En révision judiciaire, la Cour supérieure tranche que la C.L.P. avait l’obligation de s’assurer que le comportement de l’employeur, dans la détermination d’un emploi convenable en application de la LATMP, ne contrevenait pas aux dispositions de la Charte. Cette décision sera finalement portée en appel.

La décision

La Cour d’appel précise d’emblée que l’objet principal du litige est de déterminer si la C.S.S.T. et la C.L.P. sont compétentes pour déterminer si l’employeur a respecté son obligation d’accommodement, à l’égard d’un travailleur victime d’une lésion professionnelle et pour lequel subsiste un handicap au sens de la Charte québécoise. La Cour rappelle que suivant les récents arrêts Sépaq et Tembec, l’arbitre de grief n’aurait pas la compétence pour imposer une démarche d’accommodement subséquemment à une décision de la C.S.S.T. ou de la C.L.P. portant sur le droit de retour au travail.

De ce fait, la Cour d’appel souligne qu’advenant le cas où elle arriverait à la conclusion que la C.S.S.T. et la C.L.P. n’ont pas pour rôle de déterminer si l’employeur a respecté ses obligations en matière d’accommodement, il en résulterait une absence totale de forum pour mettre en œuvre le droit à l’égalité du travailleur. 
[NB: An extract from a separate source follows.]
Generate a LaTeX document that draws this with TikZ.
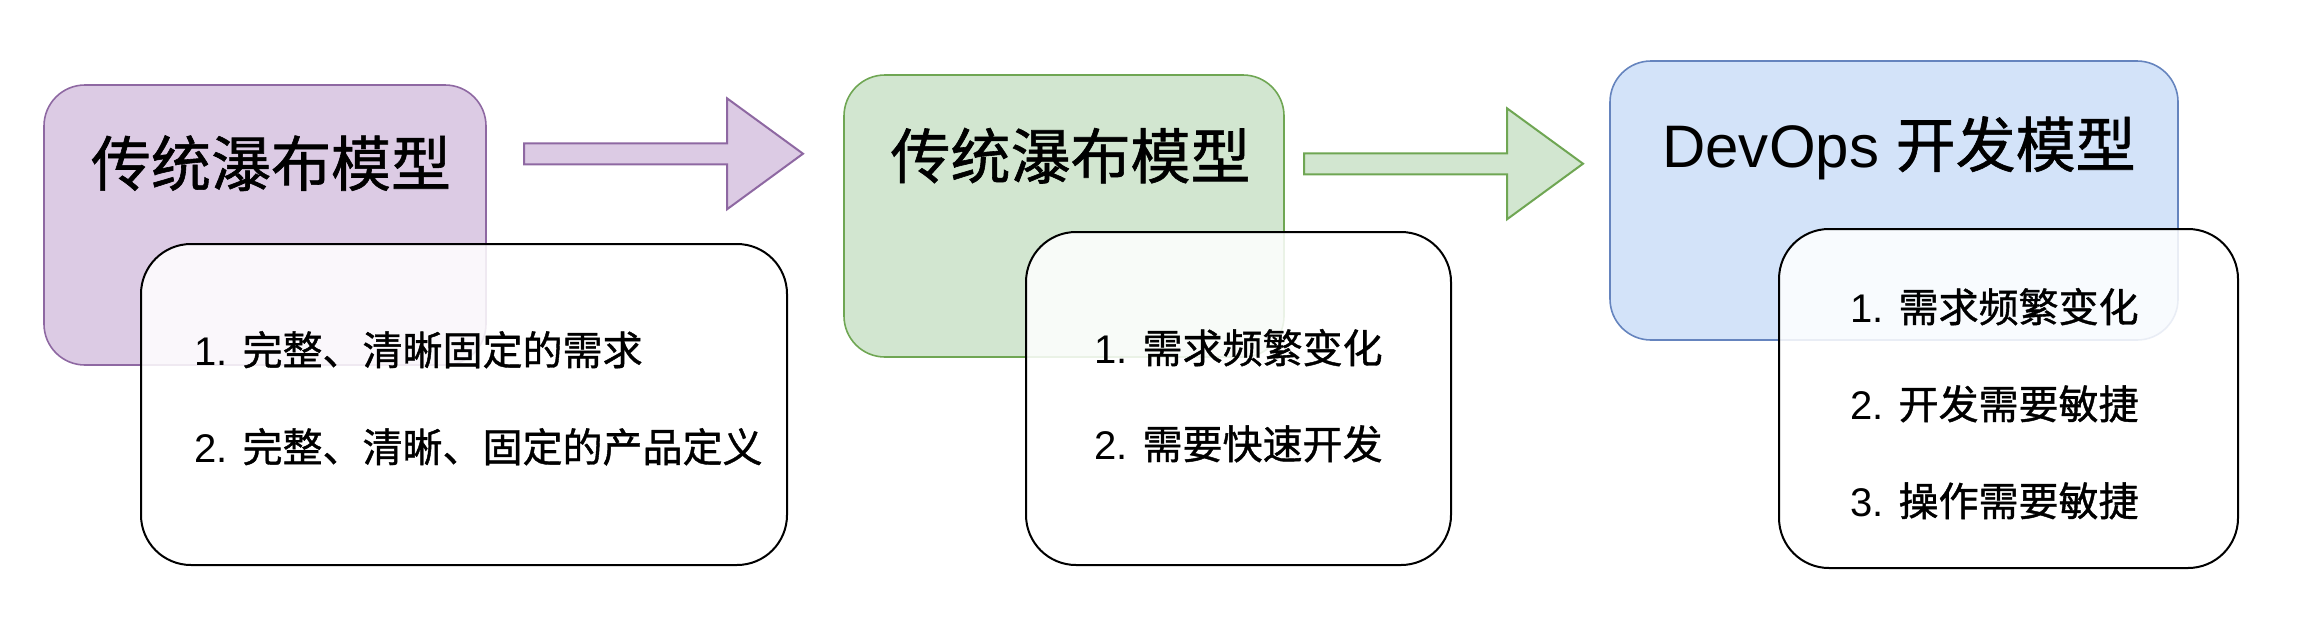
\documentclass[tikz,border=0pt]{standalone}
\usepackage{fontspec}
\setmainfont{Liberation Sans}
\newfontfamily\cjk[FakeBold=1]{Noto Sans CJK SC}
\definecolor{pfill}{HTML}{DCCBE4}
\definecolor{pline}{HTML}{8E68A2}
\definecolor{gfill}{HTML}{D2E6D0}
\definecolor{gline}{HTML}{6FA653}
\definecolor{bfill}{HTML}{D3E3F9}
\definecolor{bline}{HTML}{6584BE}
\begin{document}
\begin{tikzpicture}[x=0.5pt,y=-0.5pt,
  cbox/.style={rectangle,rounded corners=20.5pt,line width=0.8pt,inner sep=0pt},
  wbox/.style={rectangle,rounded corners=25pt,draw=black,line width=1pt,fill=white,fill opacity=0.86,inner sep=0pt},
  blockarrow/.style={line width=1pt,line join=miter},
  titletext/.style={inner sep=0pt,anchor=base,font=\fontsize{30pt}{36pt}\selectfont},
  itemtext/.style={inner sep=0pt,anchor=base west,font=\fontsize{20pt}{24pt}\selectfont}]
\useasboundingbox (0,0) rectangle (2306,632);
% coloured boxes
\node[cbox,draw=pline,fill=pfill,minimum width=221pt,minimum height=140pt] (pbox) at (265,225) {};
\node[cbox,draw=gline,fill=gfill,minimum width=220pt,minimum height=141pt] (gbox) at (1064,216) {};
\node[cbox,draw=bline,fill=bfill,minimum width=284pt,minimum height=139.5pt] (bbox) at (1894,200.5) {};
% block arrows
\coordinate (a1) at (524,153.7);
\coordinate (a2) at (1304,163.5);
\draw[blockarrow,draw=pline,fill=pfill] (a1) ++(0,-10.4) -- ++(203,0) -- ++(0,-45) -- ++(76,55.4) -- ++(-76,55.6) -- ++(0,-45) -- ++(-203,0) -- cycle;
\draw[blockarrow,draw=gline,fill=gfill] (a2) ++(0,-10.2) -- ++(203,0) -- ++(0,-45) -- ++(76,55.4) -- ++(-76,55.6) -- ++(0,-45) -- ++(-203,0) -- cycle;
% white boxes
\node[wbox,minimum width=323pt,minimum height=160.5pt] (wbox1) at (464,404.5) {};
\node[wbox,minimum width=212.5pt,minimum height=166.5pt] (wbox2) at (1238.5,398.5) {};
\node[wbox,minimum width=229.5pt,minimum height=169.5pt] (wbox3) at (2008.5,398.5) {};
% titles
\node[titletext] (ptitle) at (271,186) {\cjk 传统瀑布模型};
\node[titletext] (gtitle) at (1070.5,178.5) {\cjk 传统瀑布模型};
\node[titletext] (btitle) at (1899,167) {DevOps {\cjk 开发模型}};
% items
\node[itemtext] (p1) at (194,365) {1. {\cjk 完整、清晰固定的需求}};
\node[itemtext] (p2) at (194,462) {2. {\cjk 完整、清晰、固定的产品定义}};
\node[itemtext] (g1) at (1094,363) {1. {\cjk 需求频繁变化}};
\node[itemtext] (g2) at (1094,459) {2. {\cjk 需要快速开发}};
\node[itemtext] (b1) at (1850,322) {1. {\cjk 需求频繁变化}};
\node[itemtext] (b2) at (1850,419) {2. {\cjk 开发需要敏捷}};
\node[itemtext] (b3) at (1850,516) {3. {\cjk 操作需要敏捷}};
\end{tikzpicture}
\end{document}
La juge Bélanger explique qu’une dichotomie se crée entre le devoir d’accommodement, qui impose à l’employeur la recherche d’une solution acceptable dont la limite est la présence d’une contrainte excessive, et le régime prévu à la L.A.T.M.P., selon lequel la détermination d’un emploi convenable est laissée à la discrétion de l’employeur.

La Cour affirme que la C.L.P. dispose de la compétence nécessaire pour accorder la réparation appropriée dans l’optique où elle constate que l’employeur a failli à son obligation quasi constitutionnelle d’accommodement.

En outre, considérant que le législateur n’a pas prévu que la L.A.T.M.P. avait pour effet d’écarter l’obligation d’accommodement découlant de la Charte, il n’y a pas d’incompatibilité à intégrer une telle démarche à l’intérieur du processus de détermination d’un emploi convenable. 

Au final, la recherche d’un accommodement raisonnable pourra se faire avant ou même après l’identification d’un emploi convenable par la C.S.S.T. Le tribunal ajoute que dorénavant le délai pour exercer le droit de retour au travail en vertu de l’article 240 L.A.T.M.P. ne doit plus être appliqué avec rigueur puisque les enseignements de la Cour suprême exigent une démarche individualisée en matière d’accommodement.

Référence : Commission de la santé et de la sécurité du travail c. Caron, 2015 QCCA 1048

Commentaires

Cette décision imbrique donc la notion d’accommodement à même la L.A.T.M.P., pour reprendre les termes employés par la Cour d’appel. Il est surprenant de constater que la Cour a omis de tenir compte de la jurisprudence soulignant qu’une telle décision de mettre fin à l’emploi est la résultante d’un processus décisionnel d’un organisme administratif, en l’occurrence la C.S.S.T. et non pas d’une décision ou d’une norme adoptée par l’employeur. Or, l’adoption d’une norme par l’employeur est justement une condition nécessaire au déclenchement d’une démarche d’accommodement suivant l’arrêt Meiorin.

L’impact de cette décision est important puisqu’il impose à l’employeur, la C.S.S.T. et la C.L.P. le fardeau de s’assurer qu’une démarche d’accommodement raisonnable a été complétée.